§ **Set exercise**
From the first line of the listing below to the line with "ax = fig.add_axes([0.1581, 0.2045, 0.8224, 0.6014])", print each line exactly, and nothing more. Leave out the pictures.

START Provided material

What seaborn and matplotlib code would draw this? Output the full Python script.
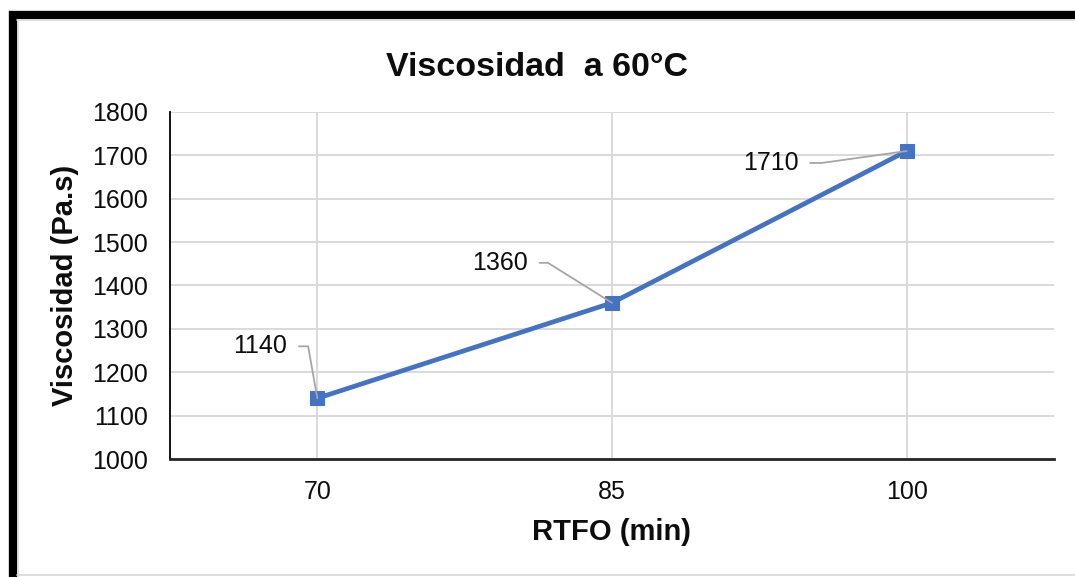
import matplotlib
matplotlib.use("Agg")
import matplotlib.pyplot as plt
from matplotlib.lines import Line2D
import pandas as pd
import seaborn as sns

# RTFO aging time (min) and viscosity at 60 °C (Pa.s)
rtfo_min = [70, 85, 100]
viscosity = [1140, 1360, 1710]
y_ticks = [1000, 1100, 1200, 1300, 1400, 1500, 1600, 1700, 1800]

df = pd.DataFrame({"RTFO (min)": rtfo_min, "Viscosidad (Pa.s)": viscosity})

sns.set_theme(style="white")
plt.rcParams["font.family"] = ["Liberation Sans", "DejaVu Sans"]

fig = plt.figure(figsize=(10.75, 5.77), dpi=100)
ax = fig.add_axes([0.1581, 0.2045, 0.8224, 0.6014])

blue = "#4472C4"
text_color = "#0d0d0d"
sns.lineplot(data=df, x="RTFO (min)", y="Viscosidad (Pa.s)", ax=ax,
             color=blue, linewidth=3.4, marker="s", markersize=10,
             markeredgecolor=blue, zorder=4)

ax.set_xlim(62.5, 107.5)
ax.set_ylim(1000, 1800)
ax.set_xticks(rtfo_min)
ax.set_yticks(y_ticks)
ax.grid(True, color="#d9d9d9", linewidth=1.4, zorder=0)
ax.set_axisbelow(True)

for side in ("top", "right"):
    ax.spines[side].set_visible(False)
ax.spines["left"].set_color("black")
ax.spines["left"].set_linewidth(1.3)
ax.spines["bottom"].set_color("#262626")
ax.spines["bottom"].set_linewidth(2.0)

ax.tick_params(axis="both", length=0, labelsize=18, colors=text_color)
ax.tick_params(axis="y", pad=16)
ax.tick_params(axis="x", pad=15)

ax.set_xlabel("RTFO (min)", fontsize=21, fontweight="bold", labelpad=10,
              color=text_color)
ax.set_ylabel("Viscosidad (Pa.s)", fontsize=21, fontweight="bold", labelpad=9,
              color=text_color)
fig.text(0.5, 1 - 67 / 577, "Viscosidad  a 60°C", fontsize=24.5, fontweight="bold",
         ha="center", va="center", color=text_color)

# Data labels with leader lines
label_offsets = [(-21.6, 37.4), (-60.5, 28.8), (-77.8, -8.6)]
leader_angles = [100, 148, 188]
for x, y, off, ang in zip(rtfo_min, viscosity, label_offsets, leader_angles):
    ax.annotate(f"{y}", xy=(x, y), xytext=off, textcoords="offset points",
                ha="right", va="center", fontsize=18, color=text_color,
                arrowprops=dict(arrowstyle="-", color="#a6a6a6", lw=1.3,
                                relpos=(1, 0.5), shrinkA=6, shrinkB=0,
                                connectionstyle=f"angle,angleA=0,angleB={ang},rad=0"),
                zorder=5)

# Frame around the chart area
fig.add_artist(Line2D([0.0084, 1.0], [1 - 15 / 577, 1 - 15 / 577], color="black",
                      linewidth=6, solid_capstyle="butt"))
fig.add_artist(Line2D([13 / 1075, 13 / 1075], [1 - 11 / 577, 0.0], color="black",
                      linewidth=6, solid_capstyle="butt"))
fig.add_artist(Line2D([17 / 1075, 1.0], [1 - 20 / 577, 1 - 20 / 577], color="#d9d9d9",
                      linewidth=1.2))
fig.add_artist(Line2D([18 / 1075, 18 / 1075], [1 - 20 / 577, 0.0], color="#d9d9d9",
                      linewidth=1.2))
fig.add_artist(Line2D([17 / 1075, 1.0], [2 / 577, 2 / 577], color="#d9d9d9",
                      linewidth=1.2))

fig.savefig("out.png", dpi=100)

END Provided material

§ **Result**
What seaborn and matplotlib code would draw this? Output the full Python script.
import matplotlib
matplotlib.use("Agg")
import matplotlib.pyplot as plt
from matplotlib.lines import Line2D
import pandas as pd
import seaborn as sns

# RTFO aging time (min) and viscosity at 60 °C (Pa.s)
rtfo_min = [70, 85, 100]
viscosity = [1140, 1360, 1710]
y_ticks = [1000, 1100, 1200, 1300, 1400, 1500, 1600, 1700, 1800]

df = pd.DataFrame({"RTFO (min)": rtfo_min, "Viscosidad (Pa.s)": viscosity})

sns.set_theme(style="white")
plt.rcParams["font.family"] = ["Liberation Sans", "DejaVu Sans"]

fig = plt.figure(figsize=(10.75, 5.77), dpi=100)
ax = fig.add_axes([0.1581, 0.2045, 0.8224, 0.6014])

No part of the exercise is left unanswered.